Thanks @fbbdev for the insightful feedback 🙏
I guess the reason I'm keen for one service per package is that it makes it exactly the same as Go modules, which everyone is familiar with. However there are 2 use cases we need to consider:

I'm making services for myself

This is almost certainly the default use case and the one we should consider the most. In this scenario, there is no need for go.mod as local imports are sufficient via the base module path.

I'm making a sharable service

This is where someone has written a service and would like to share it. Sharing should absolutely be done via Go modules. So then the question is, how do we get from a local service to a shareable one? Perhaps it's just adding a go.mod and hosting it.

The only issue with composing multiple services into the same folder is that each 3rd party library you pull in may have different package names (they might not all be package service).

We should also be clear on terms 😅 For me a service is discrete & shareable code that can be given to the Services (was Bind) list and be callable from the front end. Each service could, in theory, have different namespaces or contain multiple pieces of differing functionality and using the "Combine" idea you presented would be fine for that.

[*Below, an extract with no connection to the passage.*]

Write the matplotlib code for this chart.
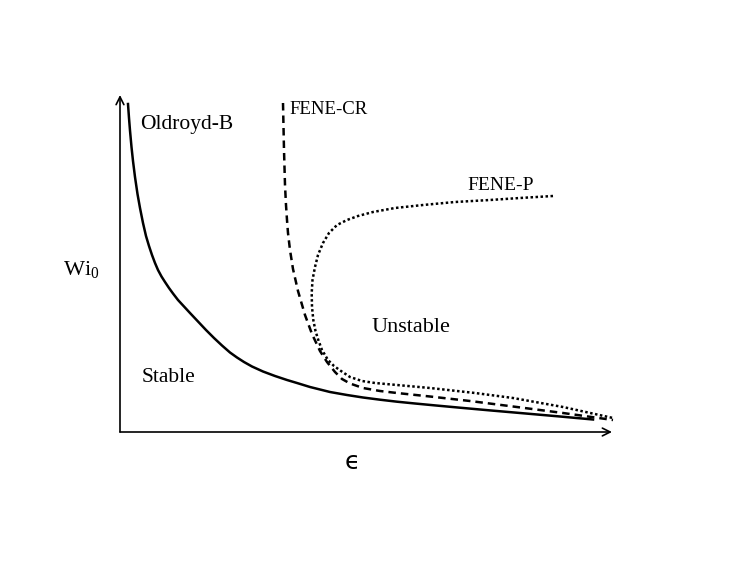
import numpy as np
import matplotlib
matplotlib.use("Agg")
import matplotlib.pyplot as plt

# =========================
# DATA (schematic, arbitrary units)
# =========================
oldroyd_x = [8, 9, 10, 11.5, 13, 15, 17.5, 20, 23, 26, 29, 32, 35, 38, 41.5, 45, 49, 53, 58, 64, 70,
             78, 86, 94, 102, 110, 117, 124, 132, 143, 155, 167, 177, 190, 210, 227, 243, 260, 277,
             295, 315, 340, 370, 400, 440, 473]
oldroyd_y = [328, 314, 301.5, 285, 271, 255, 238, 224, 209, 196, 186, 177, 169, 162, 155.5, 150, 144,
             138.5, 132, 125.5, 119, 110.5, 102, 94, 86.5, 79.5, 74.5, 70, 65.5, 60.5, 56, 52, 49, 45,
             40, 37, 34.5, 32.3, 30.3, 28.5, 26.6, 24.3, 21.6, 19, 15.5, 12.5]

fenecr_x = [163, 164, 165, 166, 167, 168, 170, 173, 178, 185, 192, 200, 207, 215, 222, 230, 243, 260,
            277, 310, 350, 393, 443, 493]
fenecr_y = [329, 282, 247, 227, 212, 199, 182, 163, 141, 117, 98, 81, 70, 60, 53, 48.5, 44, 41,
            39, 35.5, 31, 25.5, 19, 12]

fenep_x = [433, 400, 370, 335, 303, 275, 253, 238, 227, 217, 209, 203, 198, 195, 192.5, 191.7, 192,
           193.3, 195.5, 198.3, 202, 208, 214, 221, 230, 242, 255, 277, 310, 355, 393, 443, 493]
fenep_y = [236, 234, 232, 230, 227, 224, 220, 216, 212, 207, 199, 189, 177, 165, 152, 139, 125,
           112, 101, 92, 82, 72, 66, 61, 55, 51, 49, 47, 44, 39, 34, 25, 14]

plt.rcParams['font.family'] = ['Liberation Serif', 'DejaVu Serif']
plt.rcParams['mathtext.fontset'] = 'custom'
plt.rcParams['mathtext.rm'] = 'Liberation Serif'
plt.rcParams['mathtext.it'] = 'Liberation Serif:italic'

# =========================
# FIGURE
# =========================
fig = plt.figure(figsize=(7.47, 5.78), dpi=100)
ax = fig.add_axes([120 / 747, 146 / 578, 492 / 747, 337 / 578])
ax.set_xlim(0, 492)
ax.set_ylim(0, 337)
ax.axis("off")

# axes drawn as arrows
arrow = dict(arrowstyle="->", lw=1.2, color="black", shrinkA=0, shrinkB=0,
             mutation_scale=14)
ax.annotate("", xy=(0, 337), xytext=(0, 0), arrowprops=arrow, annotation_clip=False)
ax.annotate("", xy=(492, 0), xytext=(0, 0), arrowprops=arrow, annotation_clip=False)

# curves
ax.plot(oldroyd_x, oldroyd_y, color="black", lw=1.8, solid_joinstyle="round", clip_on=False)
ax.plot(fenecr_x, fenecr_y, color="black", lw=1.8, linestyle=(0, (3, 2)), clip_on=False)
ax.plot(fenep_x, fenep_y, color="black", lw=1.8, linestyle=(0, (1, 1)), clip_on=False)

# labels
ax.text(20, 307, "Oldroyd-B", fontsize=15.5, va="center", ha="left")
ax.text(169, 322, "FENE-CR", fontsize=13.5, va="center", ha="left")
ax.text(347, 247, "FENE-P", fontsize=14, va="center", ha="left")
ax.text(252, 104, "Unstable", fontsize=16, va="center", ha="left")
ax.text(22, 54, "Stable", fontsize=15.5, va="center", ha="left")
ax.text(-57, 162, r"$\mathrm{Wi}_0$", fontsize=16, va="center", ha="left")
ax.text(232, -30, "\u03f5", fontsize=18, va="center", ha="center", family="DejaVu Sans")

fig.savefig("out.png", dpi=100)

I would be very wary of manipulating source code or copying code from 3rd party packages to local directories as, honestly, I think it's going to be very hard with lots of opportunities to go wrong. The ideal scenario is where someone uses import to pull in a 3rd party service and calls whatever method to create a new instance of it for the Services field. I think, so long as we don't attempt to combine 3rd party and local services at the source code level, then we should be pretty good. The parser would generate the code for the 3rd party lib so I think it's ok that the structure of that is whatever is best for front end. It's ok if the 2 don't match, we should just do whatever feels the most natural from a dev perspective.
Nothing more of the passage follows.